Items from a dataset
+---+

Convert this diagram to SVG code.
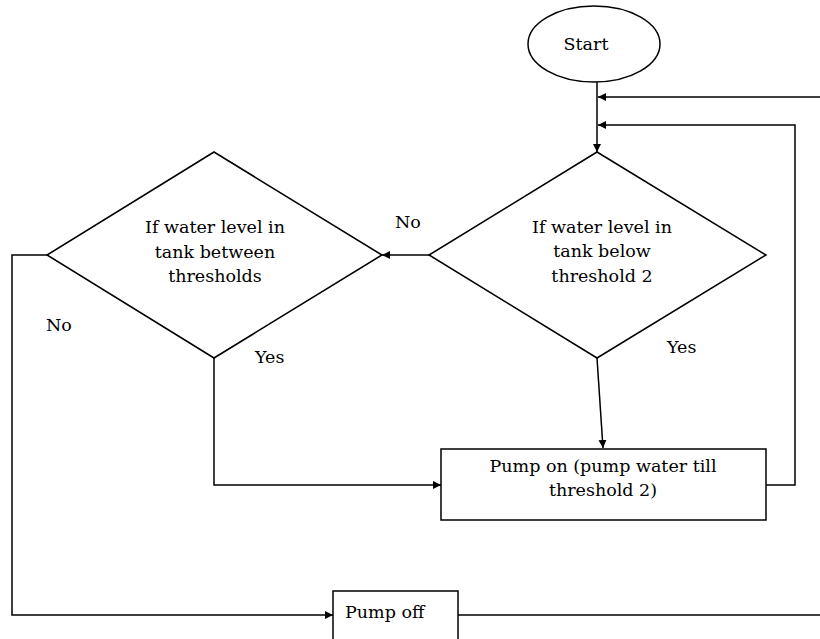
<svg xmlns="http://www.w3.org/2000/svg" width="820" height="639" viewBox="0 0 820 639">
<style>
.s{fill:#fff;stroke:#000;stroke-width:1.5}
.c{fill:none;stroke:#000;stroke-width:1.5}
.t{font-family:'DejaVu Serif','Liberation Serif',serif;font-size:17.5px;fill:#000}
.m{text-anchor:middle}
</style>
<defs>
<marker id="a" viewBox="0 0 10 10" refX="10" refY="5" markerWidth="8" markerHeight="8" markerUnits="userSpaceOnUse" orient="auto">
<path d="M0,0 L10,5 L0,10 z" fill="#000"/>
</marker>
</defs>
<rect width="820" height="639" fill="#fff"/>
<g id="connectors">
<path class="c" d="M597,82 V152" marker-end="url(#a)"/>
<path class="c" d="M820,97 H598" marker-end="url(#a)"/>
<path class="c" d="M766,485 H795 V125 H598" marker-end="url(#a)"/>
<path class="c" d="M429,255 H382" marker-end="url(#a)"/>
<path class="c" d="M597,358 L603,448" marker-end="url(#a)"/>
<path class="c" d="M214,358 V485 H441" marker-end="url(#a)"/>
<path class="c" d="M47,255 H12 V615 H333" marker-end="url(#a)"/>
<path class="c" d="M458,615 H820"/>
</g>
<g id="start">
<ellipse class="s" cx="594" cy="44" rx="66" ry="38"/>
<text class="t m" x="586" y="50">Start</text>
</g>
<g id="decision-below">
<polygon class="s" points="597,152 766,255 597,358 429,255"/>
<text class="t m" x="602" y="233">If water level in</text>
<text class="t m" x="602" y="257">tank below</text>
<text class="t m" x="602" y="282">threshold 2</text>
</g>
<g id="decision-between">
<polygon class="s" points="214,152 382,255 214,358 47,255"/>
<text class="t m" x="215" y="233">If water level in</text>
<text class="t m" x="215" y="258">tank between</text>
<text class="t m" x="215" y="282">thresholds</text>
</g>
<g id="pump-on">
<rect class="s" x="441" y="449" width="325" height="71"/>
<text class="t m" x="603" y="472">Pump on (pump water till</text>
<text class="t m" x="603" y="496">threshold 2)</text>
</g>
<g id="pump-off">
<rect class="s" x="333" y="591" width="125" height="60"/>
<text class="t" x="345" y="618">Pump off</text>
</g>
<g id="labels">
<text class="t" x="395" y="228">No</text>
<text class="t" x="46" y="331">No</text>
<text class="t" x="255" y="363">Yes</text>
<text class="t" x="667" y="353">Yes</text>
</g>
</svg>
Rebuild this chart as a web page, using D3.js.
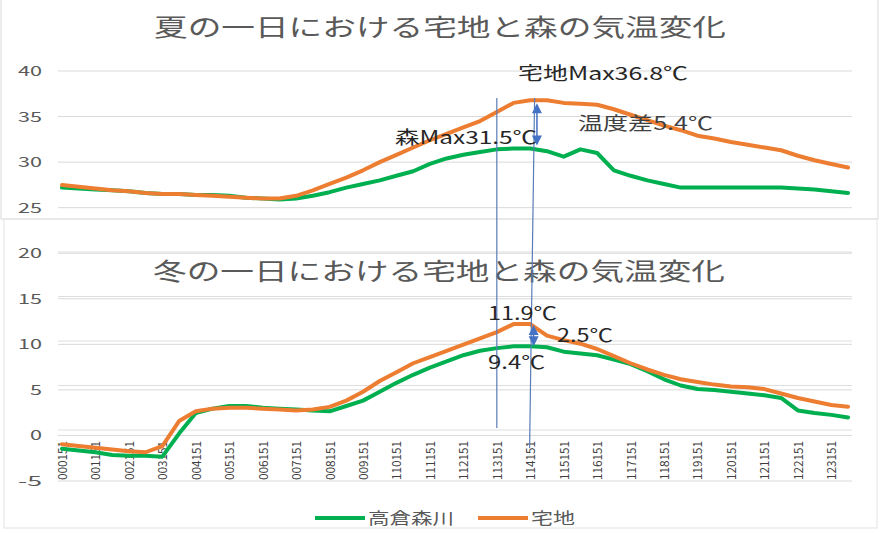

+---+

- JOB
Leave out the pictures and copy the rest of the material above exactly.

- RESPONSE FOR THIS EXERCISE
Convert this diagram to SVG code.
<svg xmlns="http://www.w3.org/2000/svg" width="820" height="639" viewBox="0 0 820 639">
<style>
.s{fill:#fff;stroke:#000;stroke-width:1.5}
.c{fill:none;stroke:#000;stroke-width:1.5}
.t{font-family:'DejaVu Serif','Liberation Serif',serif;font-size:17.5px;fill:#000}
.m{text-anchor:middle}
</style>
<defs>
<marker id="a" viewBox="0 0 10 10" refX="10" refY="5" markerWidth="8" markerHeight="8" markerUnits="userSpaceOnUse" orient="auto">
<path d="M0,0 L10,5 L0,10 z" fill="#000"/>
</marker>
</defs>
<rect width="820" height="639" fill="#fff"/>
<g id="connectors">
<path class="c" d="M597,82 V152" marker-end="url(#a)"/>
<path class="c" d="M820,97 H598" marker-end="url(#a)"/>
<path class="c" d="M766,485 H795 V125 H598" marker-end="url(#a)"/>
<path class="c" d="M429,255 H382" marker-end="url(#a)"/>
<path class="c" d="M597,358 L603,448" marker-end="url(#a)"/>
<path class="c" d="M214,358 V485 H441" marker-end="url(#a)"/>
<path class="c" d="M47,255 H12 V615 H333" marker-end="url(#a)"/>
<path class="c" d="M458,615 H820"/>
</g>
<g id="start">
<ellipse class="s" cx="594" cy="44" rx="66" ry="38"/>
<text class="t m" x="586" y="50">Start</text>
</g>
<g id="decision-below">
<polygon class="s" points="597,152 766,255 597,358 429,255"/>
<text class="t m" x="602" y="233">If water level in</text>
<text class="t m" x="602" y="257">tank below</text>
<text class="t m" x="602" y="282">threshold 2</text>
</g>
<g id="decision-between">
<polygon class="s" points="214,152 382,255 214,358 47,255"/>
<text class="t m" x="215" y="233">If water level in</text>
<text class="t m" x="215" y="258">tank between</text>
<text class="t m" x="215" y="282">thresholds</text>
</g>
<g id="pump-on">
<rect class="s" x="441" y="449" width="325" height="71"/>
<text class="t m" x="603" y="472">Pump on (pump water till</text>
<text class="t m" x="603" y="496">threshold 2)</text>
</g>
<g id="pump-off">
<rect class="s" x="333" y="591" width="125" height="60"/>
<text class="t" x="345" y="618">Pump off</text>
</g>
<g id="labels">
<text class="t" x="395" y="228">No</text>
<text class="t" x="46" y="331">No</text>
<text class="t" x="255" y="363">Yes</text>
<text class="t" x="667" y="353">Yes</text>
</g>
</svg>
Rebuild this chart as a web page, using D3.js.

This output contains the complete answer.